- Born: September 4, 1975 (age 50) Scarborough, Ontario, Canada
- Spouse: Roland Jean
- Culinary career
- Current restaurants General Public, Toronto (2025–present); Bar Vendetta, Toronto (2019–present); Le Swan, Toronto (2018–present); Grey Gardens, Toronto (2017–present); Rhum Corners, Toronto (2013–present); Cocktail Bar, Toronto (2011–present); ;
- Previous restaurants The Black Hoof, Toronto (2008–2018); Agrikol, Montreal (2015–2020); Hoof Raw Bar, Toronto (2012–2013); Cobalt, Toronto (1998–2006); ;

= Jen Agg =

Canadian restaurateur and author (born 1975)

Jen Agg (born 1975) is an owner and operator of several Canadian restaurants and an author of two published memoirs.

Agg's first establishment was the Toronto cocktail venue Cobalt, which she launched in 1998 with her then-husband, Tyler Taverner.

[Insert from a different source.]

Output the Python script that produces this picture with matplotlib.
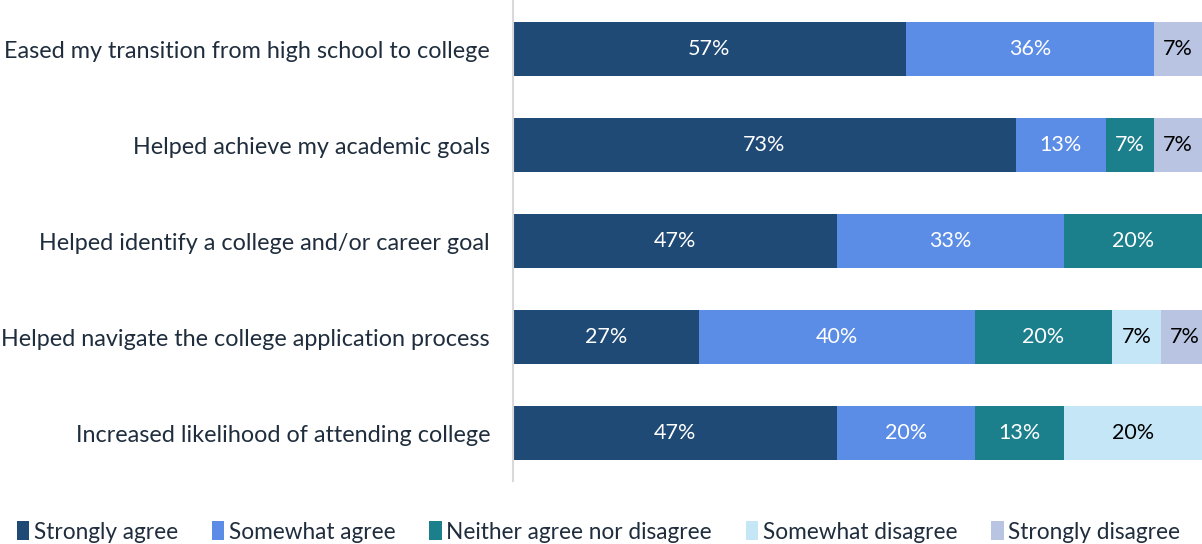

In 2008, Agg founded the Toronto restaurant the Black Hoof with business partner Grant van Gameren. It became well known for its charcuterie and cocktails and was featured on the Toronto episode (s2e15) of Anthony Bourdain's TV series broadcast on the Travel Channel's The Layover. Agg bought out Gameren's share in the restaurant in 2011 and opened Cocktail Bar in the same year. In 2012 Agg opened the seafood restaurant Hoof Raw Bar, which closed in 2013. In its place Agg opened a Haitian-themed bar named Rhum Corner, which was inspired in part by her husband's Haitian cultural heritage. The Black Hoof closed in 2018 after ten years.

In 2015, Agg and her husband Roland Jean partnered with Arcade Fire’s Régine Chassagne and Win Butler to create and operate a Haitian-themed restaurant in Montreal called Agrikol. Agg and Jean ended this partnership in 2018 and sold their share to the co-owners. Two years later, Agrikol closed.

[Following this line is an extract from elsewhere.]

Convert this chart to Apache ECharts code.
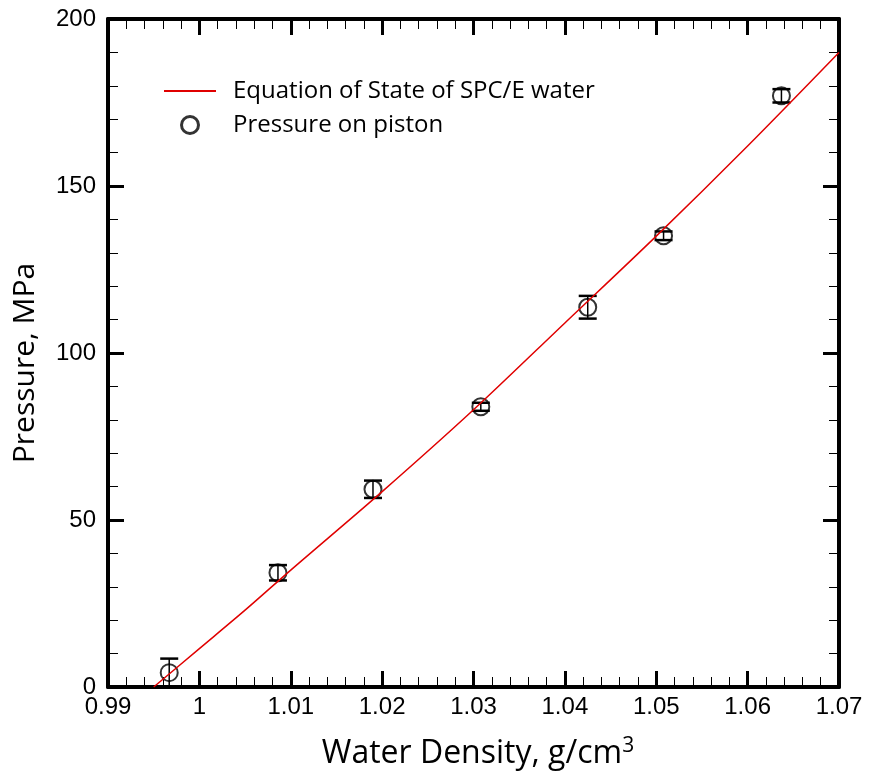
<!DOCTYPE html>
<html>
<head>
<meta charset="utf-8">
<title>Pressure vs water density</title>
<script src="https://cdn.jsdelivr.net/npm/echarts@6/dist/echarts.min.js"></script>
<style>
  html, body { margin: 0; padding: 0; background: #fff; }
  #chart { width: 869px; height: 776px; }
</style>
</head>
<body>
<div id="chart"></div>
<script>
// Equation of state curve for SPC/E water (density in g/cm3, pressure in MPa)
const eosDensity  = [0.995, 1.000, 1.005, 1.010, 1.020, 1.030, 1.040, 1.050, 1.060, 1.070];
const eosPressure = [0, 11.5, 23, 35, 58.5, 83, 109, 135, 162, 190];

// Pressure measured on the piston, with error half-widths
const pistonDensity  = [0.9967, 1.0086, 1.0190, 1.0308, 1.0425, 1.0508, 1.0637];
const pistonPressure = [4.3, 34.2, 59.2, 83.9, 113.7, 135.1, 177.0];
const pistonError    = [4.2, 2.3, 2.6, 1.2, 3.4, 1.3, 2.0];

// Axis ticks
const xTickLabels = ['0.99', '1', '1.01', '1.02', '1.03', '1.04', '1.05', '1.06', '1.07'];
const yTickLabels = ['0', '50', '100', '150', '200'];

const X_MIN = 0.99, X_MAX = 1.07, X_STEP = 0.01;
const Y_MIN = 0, Y_MAX = 200, Y_STEP = 50;

const EOS_NAME = 'Equation of State of SPC/E water';
const PISTON_NAME = 'Pressure on piston';

const eosData = eosDensity.map((d, i) => [d, eosPressure[i]]);
const pistonData = pistonDensity.map((d, i) => [d, pistonPressure[i]]);
const errorData = pistonDensity.map((d, i) => [d, pistonPressure[i] - pistonError[i], pistonPressure[i] + pistonError[i]]);

const frame = { show: true, onZero: false, lineStyle: { color: '#000', width: 4 } };
const majorTick = { show: true, inside: true, length: 16, lineStyle: { color: '#000', width: 3 } };
const minorTick = { show: true, splitNumber: 5, length: 10, lineStyle: { color: '#000', width: 1 } };
const tickFont = { color: '#000', fontFamily: 'Liberation Sans, Arial, sans-serif', fontSize: 24 };
const titleFont = { color: '#000', fontFamily: 'Open Sans, sans-serif', fontSize: 32 };

function xLabel(v) { return xTickLabels[Math.round((v - X_MIN) / X_STEP)] ?? ''; }
function yLabel(v) { return yTickLabels[Math.round((v - Y_MIN) / Y_STEP)] ?? ''; }

const baseX = { type: 'value', min: X_MIN, max: X_MAX, interval: X_STEP, splitLine: { show: false },
  axisLine: frame, axisTick: majorTick, minorTick: minorTick };
const baseY = { type: 'value', min: Y_MIN, max: Y_MAX, interval: Y_STEP, splitLine: { show: false },
  axisLine: frame, axisTick: majorTick, minorTick: minorTick };

const chart = echarts.init(document.getElementById('chart'), null, { renderer: 'canvas' });

chart.setOption({
  animation: false,
  backgroundColor: '#fff',
  grid: { left: 108, right: 30, top: 19, bottom: 89, containLabel: false },
  legend: {
    orient: 'vertical',
    left: 163,
    top: 79,
    padding: 0,
    itemWidth: 52,
    itemHeight: 17,
    itemGap: 10,
    textStyle: { color: '#000', fontFamily: 'Open Sans, sans-serif', fontSize: 24, lineHeight: 24, padding: [0, 0, 0, 12] },
    data: [
      { name: EOS_NAME, itemStyle: { color: 'rgba(0,0,0,0)', borderColor: 'rgba(0,0,0,0)', borderWidth: 0 } },
      { name: PISTON_NAME, itemStyle: { color: 'rgba(0,0,0,0)', borderColor: '#000', borderWidth: 3 } }
    ]
  },
  xAxis: [
    Object.assign({}, baseX, {
      position: 'bottom',
      name: '{t|Water Density, g/cm}{s|3}',
      nameLocation: 'middle',
      nameGap: 49,
      nameTextStyle: Object.assign({}, titleFont, {
        padding: [0, 0, 0, 9],
        rich: {
          t: { fontFamily: 'Open Sans, sans-serif', fontSize: 32, color: '#000' },
          s: { fontFamily: 'Open Sans, sans-serif', fontSize: 21, color: '#000', padding: [0, 0, 14, 0] }
        }
      }),
      axisLabel: Object.assign({}, tickFont, { margin: 8, formatter: xLabel, showMinLabel: true, showMaxLabel: true })
    }),
    Object.assign({}, baseX, { position: 'top', axisLabel: { show: false } })
  ],
  yAxis: [
    Object.assign({}, baseY, {
      position: 'left',
      name: 'Pressure, MPa',
      nameLocation: 'middle',
      nameGap: 68,
      nameTextStyle: Object.assign({}, titleFont, { fontSize: 30, padding: [0, 20, 0, 0] }),
      axisLabel: Object.assign({}, tickFont, { margin: 12, formatter: yLabel, showMinLabel: true, showMaxLabel: true })
    }),
    Object.assign({}, baseY, { position: 'right', axisLabel: { show: false } })
  ],
  series: [
    {
      name: PISTON_NAME,
      type: 'scatter',
      xAxisIndex: 0,
      yAxisIndex: 0,
      symbol: 'circle',
      symbolSize: 17,
      itemStyle: { color: 'rgba(0,0,0,0)', borderColor: '#000', borderWidth: 2 },
      data: pistonData,
      z: 3
    },
    {
      name: 'error',
      type: 'custom',
      xAxisIndex: 0,
      yAxisIndex: 0,
      encode: { x: 0, y: [1, 2] },
      data: errorData,
      renderItem: function (params, api) {
        const x = api.value(0);
        const lo = api.coord([x, api.value(1)]);
        const hi = api.coord([x, api.value(2)]);
        const half = 9;
        const stroke = { stroke: '#000', lineWidth: 1.5 };
        const cap = { stroke: '#000', lineWidth: 2.5 };
        return {
          type: 'group',
          children: [
            { type: 'line', shape: { x1: lo[0], y1: lo[1], x2: hi[0], y2: hi[1] }, style: stroke },
            { type: 'line', shape: { x1: hi[0] - half, y1: hi[1], x2: hi[0] + half, y2: hi[1] }, style: cap },
            { type: 'line', shape: { x1: lo[0] - half, y1: lo[1], x2: lo[0] + half, y2: lo[1] }, style: cap }
          ]
        };
      },
      z: 3
    },
    {
      name: EOS_NAME,
      type: 'line',
      xAxisIndex: 0,
      yAxisIndex: 0,
      symbol: 'none',
      smooth: 0.3,
      lineStyle: { color: '#e00000', width: 1.5 },
      itemStyle: { color: '#e00000' },
      data: eosData,
      z: 4
    }
  ]
});
</script>
</body>
</html>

In June 2015, Kate Burnham, a former pastry chef employed by Toronto restaurant Weslodge Saloon, filed a complaint to the Ontario Human Rights Tribunal, alleging sexual harassment in the kitchen. In response, Agg organized a one-time conference called Kitchen Bitches: Smashing the Patriarchy One Plate at a Time.

Since 2015, Jen Agg has opened and operated four additional restaurants in Toronto: Grey Gardens (2017–present), Le Swan (2018–present), Bar Vendetta (2019–present) and General Public (2025–present).

In 2022, two of Jen Agg's restaurants received recognition out of the 74 Canadian restaurants with awards from Michelin's first Canadian edition. Grey Gardens won a Bib Gourmand award and Bar Vendetta made its list of Selected restaurants.

== Books ==

In 2017, her memoir I Hear She's a Real Bitch was first published by Doubleday Canada and was a finalist for the Toronto Book Awards.

In 2026, her second memoir will be published by Penguin Random House Canada. It is entitled Table Boss: How to Build a Restaurant When Your Life Falls Apart (A Love Story).